Recensione Berberian Sound Studio (2012)

Berberian Sound Studio ha il gran merito di mostrare nei dettagli un ambito tecnico relativamente poco conosciuto dal pubblico: la post-produzione audio.

Il rumore della paura

Da buon musicista, Peter Strickland non si accontenta di realizzare un semplice lungometraggio, ma compone una sinfonia visivo-sonora di orrori e visioni. Il membro dei Sonic Catering Band esplora i due universi che conosce meglio, il cinema e la musica, dando vita a un doppio omaggio che sarà apprezzato in particolar modo dai cultori dei B movie horror anni '70. L'anno in cui è ambientato Berberian Sound Studio è, per l'appunto, il 1976 e la location del titolo è uno scalcinato studio italiano di post-produzione in cui vengono doppiati i peggiori horror, pieni di sesso ed effettacci speciali. Peter Strickland non teme il giudizio del pubblico. La sua è un'opera di nicchia, di difficile collocazione e di ancor più difficile catalogazione. Non è un horror nel vero senso del termine, anche se ne mutua il look, l'atmosfera, i colori e i personaggi. E' un film sul cinema che parte in maniera concreta e realistica per poi deviare verso la dimensione onirica, rimescolando le carte e giocando con lo spettatore che, da un certo punto in poi, è destinato a non comprendere più ciò che sta vedendo sul grande schermo.
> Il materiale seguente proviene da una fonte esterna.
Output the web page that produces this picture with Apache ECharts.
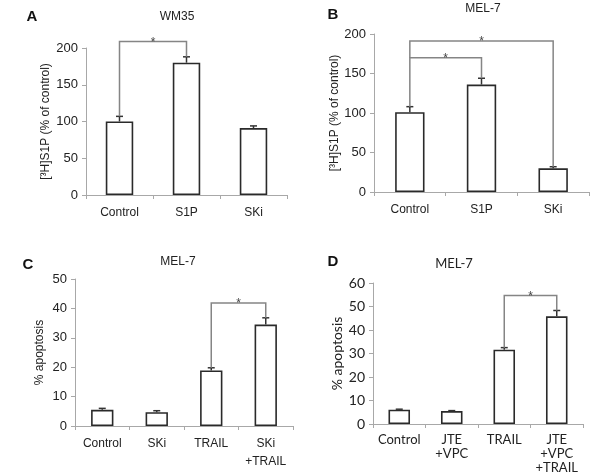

Fin dalle prime inquadrature e dai suggestivi titoli color sangue del film nel film, l'horror fittizio 'Il vortice equestre', i colori innaturali, l'ambientazione claustrofobica, i volti e le pettinature dei personaggi (soprattutto quelli femminili) richiamano alla mente le pellicole di Fulci, Bava, Lenzi, Margheriti e del primo Dario Argento. Peter Strickland ricostruisce un mondo nei minimi dettagli mimandone natura e caratteristiche e servendosi dello stesso linguaggio sporco dei film a cui si richiama. In questo universo fatto di registi cialtroni, produttori despoti e attricette pronte a tutto pur di sfondare viene calato un personaggio estreaneo: il timido Gilderoy, stimato tecnico del suono inglese chiamato a supervisionare il missaggio audio dell'horror di Santini (Antonio Mancino). A interpretare Gilderoy troviamo l'eclettico Toby Jones il cui personaggio, nel raffazzonato ambiente cinematografico italiano, si muove come un pesce fuori d'acqua. La mancanza di professionalità dei tecnici, della produzione che latita nei pagamenti, dell'amministrazione e del cast si scontra con la dedizione totale del piccolo tecnico inglese, il quale sfoga ogni pulsione nella sperimentazione di nuovi effetti di sonorizzazione o nelle sporadiche lettere alla madre lontana.
Berberian Sound Studio ha il gran merito di mostrare nei dettagli un ambito tecnico relativamente poco conosciuto dal pubblico: la post-produzione audio. Il film svela i trucchi adottati in un universo artigianale povero di mezzi (oggi si direbbe low budget) per creare gli effetti sonori. In un profluvio di registrazioni di brodo che bolle, cavoli e cocomeri tagliuzzati con violenza, urla simulate e voci distorte viene rivelato un universo per iniziati. Scelta curiosa che conferisce al film una sua originalità distinguendolo dalla massa di horror ambientati su un set. A lungo andare, però, il regista si fa prendere la mano. Se la figura di Gilderoy muta divenendo più ambigua di scena in scena, altrettanto confuse risultano le frequenti soprapposizioni tra realtà e incubo. L'ultima mezz'ora di Berberian Sound Studio cambia passo aprendo a suggestioni pesudolynchiane che però gli fanno perdere di vista quella concretezza tipica dell'universo di riferimento: l'horror all'italiana. La pellicola risulta ambiziosa, ma i suoi intenti non sono troppo chiari e questa confusione rischia di lasciare lo spettatore con più dubbi che altro.